* begin *

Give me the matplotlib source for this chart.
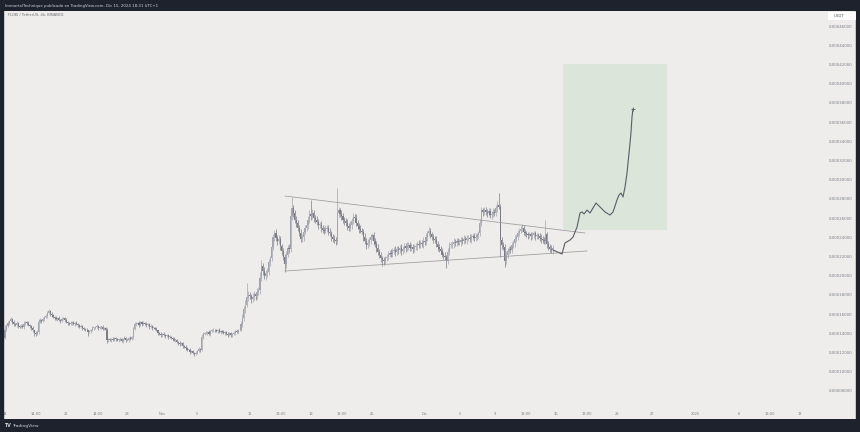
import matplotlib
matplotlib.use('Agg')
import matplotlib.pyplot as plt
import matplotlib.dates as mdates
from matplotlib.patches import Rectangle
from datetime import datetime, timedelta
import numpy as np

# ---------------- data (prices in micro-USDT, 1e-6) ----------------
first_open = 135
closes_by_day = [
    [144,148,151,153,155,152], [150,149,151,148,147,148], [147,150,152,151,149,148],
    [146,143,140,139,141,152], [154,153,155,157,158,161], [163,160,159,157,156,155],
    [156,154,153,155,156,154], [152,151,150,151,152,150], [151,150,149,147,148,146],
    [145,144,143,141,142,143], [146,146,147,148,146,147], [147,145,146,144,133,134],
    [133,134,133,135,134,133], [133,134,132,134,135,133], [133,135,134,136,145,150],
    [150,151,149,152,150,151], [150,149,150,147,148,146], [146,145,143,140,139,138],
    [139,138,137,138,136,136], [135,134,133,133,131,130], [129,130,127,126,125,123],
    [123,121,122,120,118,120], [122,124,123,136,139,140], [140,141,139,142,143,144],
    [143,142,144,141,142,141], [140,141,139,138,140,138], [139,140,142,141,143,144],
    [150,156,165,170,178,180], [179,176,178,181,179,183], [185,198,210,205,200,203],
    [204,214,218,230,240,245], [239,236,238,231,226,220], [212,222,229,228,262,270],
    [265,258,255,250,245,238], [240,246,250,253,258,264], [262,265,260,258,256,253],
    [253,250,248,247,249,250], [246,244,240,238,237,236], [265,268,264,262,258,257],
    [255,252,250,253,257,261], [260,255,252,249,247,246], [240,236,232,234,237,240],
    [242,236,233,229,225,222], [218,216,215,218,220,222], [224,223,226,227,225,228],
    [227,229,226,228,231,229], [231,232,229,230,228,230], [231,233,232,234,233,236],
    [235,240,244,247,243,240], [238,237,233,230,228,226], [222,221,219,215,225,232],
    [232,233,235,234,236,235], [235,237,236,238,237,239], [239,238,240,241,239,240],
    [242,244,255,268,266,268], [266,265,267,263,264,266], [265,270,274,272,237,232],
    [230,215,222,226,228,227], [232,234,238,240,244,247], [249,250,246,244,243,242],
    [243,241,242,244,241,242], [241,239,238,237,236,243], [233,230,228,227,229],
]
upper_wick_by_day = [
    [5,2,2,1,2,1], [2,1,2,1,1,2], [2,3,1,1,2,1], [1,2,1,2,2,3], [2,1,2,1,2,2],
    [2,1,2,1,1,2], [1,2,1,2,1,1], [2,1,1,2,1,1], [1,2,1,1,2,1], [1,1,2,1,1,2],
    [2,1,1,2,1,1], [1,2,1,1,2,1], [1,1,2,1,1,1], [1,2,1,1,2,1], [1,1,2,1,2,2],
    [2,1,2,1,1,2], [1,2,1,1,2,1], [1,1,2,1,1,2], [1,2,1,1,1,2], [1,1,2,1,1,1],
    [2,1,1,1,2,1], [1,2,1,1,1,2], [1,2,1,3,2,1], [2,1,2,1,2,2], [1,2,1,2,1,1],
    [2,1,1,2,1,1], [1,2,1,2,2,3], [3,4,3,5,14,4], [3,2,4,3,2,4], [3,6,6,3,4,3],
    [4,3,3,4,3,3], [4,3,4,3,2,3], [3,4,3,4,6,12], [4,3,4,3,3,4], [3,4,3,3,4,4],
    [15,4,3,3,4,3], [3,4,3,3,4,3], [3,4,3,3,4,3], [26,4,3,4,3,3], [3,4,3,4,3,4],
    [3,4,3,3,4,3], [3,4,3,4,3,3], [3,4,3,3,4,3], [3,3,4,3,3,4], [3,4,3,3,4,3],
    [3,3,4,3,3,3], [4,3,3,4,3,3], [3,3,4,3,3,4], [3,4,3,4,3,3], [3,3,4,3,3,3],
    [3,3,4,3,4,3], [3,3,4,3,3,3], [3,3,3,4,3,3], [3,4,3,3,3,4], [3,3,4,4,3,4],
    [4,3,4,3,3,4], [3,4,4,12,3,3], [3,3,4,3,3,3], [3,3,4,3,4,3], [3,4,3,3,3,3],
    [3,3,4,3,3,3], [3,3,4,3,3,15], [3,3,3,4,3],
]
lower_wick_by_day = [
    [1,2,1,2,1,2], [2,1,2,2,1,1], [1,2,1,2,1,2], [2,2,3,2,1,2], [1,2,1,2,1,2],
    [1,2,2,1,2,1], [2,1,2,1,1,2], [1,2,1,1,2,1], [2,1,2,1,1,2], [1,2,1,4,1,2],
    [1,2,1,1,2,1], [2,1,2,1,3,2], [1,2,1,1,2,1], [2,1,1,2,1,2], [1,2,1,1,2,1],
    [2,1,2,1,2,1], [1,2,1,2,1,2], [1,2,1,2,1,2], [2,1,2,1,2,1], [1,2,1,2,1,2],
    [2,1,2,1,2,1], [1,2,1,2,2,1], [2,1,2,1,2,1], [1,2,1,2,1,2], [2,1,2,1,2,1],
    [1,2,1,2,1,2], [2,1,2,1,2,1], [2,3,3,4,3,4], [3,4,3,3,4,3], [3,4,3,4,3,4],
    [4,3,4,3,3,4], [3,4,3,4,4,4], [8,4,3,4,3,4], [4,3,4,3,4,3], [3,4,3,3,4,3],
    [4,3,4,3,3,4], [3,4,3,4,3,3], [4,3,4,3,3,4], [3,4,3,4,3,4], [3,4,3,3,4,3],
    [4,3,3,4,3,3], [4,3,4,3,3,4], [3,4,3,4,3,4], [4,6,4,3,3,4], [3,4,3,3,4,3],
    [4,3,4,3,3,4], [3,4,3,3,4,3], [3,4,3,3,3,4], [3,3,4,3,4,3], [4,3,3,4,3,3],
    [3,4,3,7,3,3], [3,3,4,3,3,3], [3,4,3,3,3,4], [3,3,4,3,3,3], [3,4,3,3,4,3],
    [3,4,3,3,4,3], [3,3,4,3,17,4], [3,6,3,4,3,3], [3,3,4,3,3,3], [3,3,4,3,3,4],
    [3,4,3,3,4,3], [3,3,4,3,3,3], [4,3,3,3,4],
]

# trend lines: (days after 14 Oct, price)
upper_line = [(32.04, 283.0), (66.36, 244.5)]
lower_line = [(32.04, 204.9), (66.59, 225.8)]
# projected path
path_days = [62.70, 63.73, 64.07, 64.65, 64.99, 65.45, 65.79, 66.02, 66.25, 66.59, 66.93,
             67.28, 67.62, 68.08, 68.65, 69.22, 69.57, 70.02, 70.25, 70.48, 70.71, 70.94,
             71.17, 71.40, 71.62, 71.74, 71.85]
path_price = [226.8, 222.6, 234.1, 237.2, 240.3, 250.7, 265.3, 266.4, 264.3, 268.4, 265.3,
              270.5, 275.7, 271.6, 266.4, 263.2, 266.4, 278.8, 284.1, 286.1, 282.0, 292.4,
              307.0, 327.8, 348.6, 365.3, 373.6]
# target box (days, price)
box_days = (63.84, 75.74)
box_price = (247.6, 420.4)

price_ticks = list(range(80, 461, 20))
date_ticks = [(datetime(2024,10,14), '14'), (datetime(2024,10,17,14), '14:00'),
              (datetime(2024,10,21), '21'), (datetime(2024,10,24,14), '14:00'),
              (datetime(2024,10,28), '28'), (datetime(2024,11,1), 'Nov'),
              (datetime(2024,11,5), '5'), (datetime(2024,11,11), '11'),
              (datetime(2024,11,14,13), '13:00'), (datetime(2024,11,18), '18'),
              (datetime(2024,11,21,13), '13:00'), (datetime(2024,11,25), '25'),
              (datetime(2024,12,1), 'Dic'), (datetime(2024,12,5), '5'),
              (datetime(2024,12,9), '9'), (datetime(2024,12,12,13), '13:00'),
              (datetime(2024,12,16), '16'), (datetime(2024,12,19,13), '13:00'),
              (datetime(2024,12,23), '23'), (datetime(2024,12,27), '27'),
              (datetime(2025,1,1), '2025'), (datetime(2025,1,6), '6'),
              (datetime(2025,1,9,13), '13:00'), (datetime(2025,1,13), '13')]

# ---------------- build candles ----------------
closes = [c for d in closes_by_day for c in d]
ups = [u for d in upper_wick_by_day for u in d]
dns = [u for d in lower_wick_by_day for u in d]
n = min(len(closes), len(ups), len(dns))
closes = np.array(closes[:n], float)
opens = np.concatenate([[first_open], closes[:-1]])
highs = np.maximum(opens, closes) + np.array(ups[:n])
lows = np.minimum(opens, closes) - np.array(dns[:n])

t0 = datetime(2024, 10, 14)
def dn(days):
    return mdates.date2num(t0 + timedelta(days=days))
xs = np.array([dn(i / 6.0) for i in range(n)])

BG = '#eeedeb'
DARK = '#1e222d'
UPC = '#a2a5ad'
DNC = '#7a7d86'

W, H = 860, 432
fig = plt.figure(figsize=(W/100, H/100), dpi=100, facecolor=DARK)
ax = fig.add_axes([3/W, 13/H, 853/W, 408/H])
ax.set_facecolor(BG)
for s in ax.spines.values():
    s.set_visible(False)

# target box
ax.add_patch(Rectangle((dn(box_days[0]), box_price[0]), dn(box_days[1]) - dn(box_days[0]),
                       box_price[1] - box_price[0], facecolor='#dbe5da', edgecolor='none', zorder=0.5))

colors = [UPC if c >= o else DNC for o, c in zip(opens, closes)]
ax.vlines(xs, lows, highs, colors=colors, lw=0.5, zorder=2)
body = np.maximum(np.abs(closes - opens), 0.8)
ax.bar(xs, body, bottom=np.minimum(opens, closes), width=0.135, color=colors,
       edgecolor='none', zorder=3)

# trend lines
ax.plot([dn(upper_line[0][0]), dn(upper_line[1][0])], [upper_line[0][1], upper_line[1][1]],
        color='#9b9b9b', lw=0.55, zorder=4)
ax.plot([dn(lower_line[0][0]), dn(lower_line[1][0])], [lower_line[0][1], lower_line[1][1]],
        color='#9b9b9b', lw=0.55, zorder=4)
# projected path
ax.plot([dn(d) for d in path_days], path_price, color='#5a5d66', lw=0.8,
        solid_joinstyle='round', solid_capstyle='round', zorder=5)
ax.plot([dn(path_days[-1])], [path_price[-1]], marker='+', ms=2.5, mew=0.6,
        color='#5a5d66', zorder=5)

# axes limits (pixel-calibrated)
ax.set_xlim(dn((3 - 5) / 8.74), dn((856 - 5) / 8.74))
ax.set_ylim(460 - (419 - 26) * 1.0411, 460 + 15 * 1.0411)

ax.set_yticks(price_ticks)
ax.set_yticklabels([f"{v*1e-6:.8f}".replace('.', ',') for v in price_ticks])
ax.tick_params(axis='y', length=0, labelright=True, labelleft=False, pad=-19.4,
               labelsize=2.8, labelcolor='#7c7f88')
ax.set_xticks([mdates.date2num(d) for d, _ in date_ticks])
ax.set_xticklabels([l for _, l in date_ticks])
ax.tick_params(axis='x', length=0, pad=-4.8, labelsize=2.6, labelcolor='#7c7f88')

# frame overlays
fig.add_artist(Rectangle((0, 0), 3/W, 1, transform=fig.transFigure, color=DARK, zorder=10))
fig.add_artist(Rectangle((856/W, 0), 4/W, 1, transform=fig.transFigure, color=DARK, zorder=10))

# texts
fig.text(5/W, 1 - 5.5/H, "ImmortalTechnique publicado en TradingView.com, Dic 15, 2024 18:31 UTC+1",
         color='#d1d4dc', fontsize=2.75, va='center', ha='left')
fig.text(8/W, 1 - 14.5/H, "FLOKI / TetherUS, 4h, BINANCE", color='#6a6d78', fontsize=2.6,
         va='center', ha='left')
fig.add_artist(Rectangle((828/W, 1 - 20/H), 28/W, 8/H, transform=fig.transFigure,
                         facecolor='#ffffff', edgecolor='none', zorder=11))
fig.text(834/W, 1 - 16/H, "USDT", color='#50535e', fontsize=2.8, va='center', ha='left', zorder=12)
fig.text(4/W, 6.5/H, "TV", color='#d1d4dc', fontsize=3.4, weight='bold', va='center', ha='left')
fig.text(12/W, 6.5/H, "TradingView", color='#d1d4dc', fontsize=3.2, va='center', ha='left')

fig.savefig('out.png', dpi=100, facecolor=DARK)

* end *

• WHAT TO DO: Restate each line from the start of the listing through the line bearing "import numpy as np" word for word. Drop the pictures.

• WORKED SOLUTION:
Give me the matplotlib source for this chart.
import matplotlib
matplotlib.use('Agg')
import matplotlib.pyplot as plt
import matplotlib.dates as mdates
from matplotlib.patches import Rectangle
from datetime import datetime, timedelta
import numpy as np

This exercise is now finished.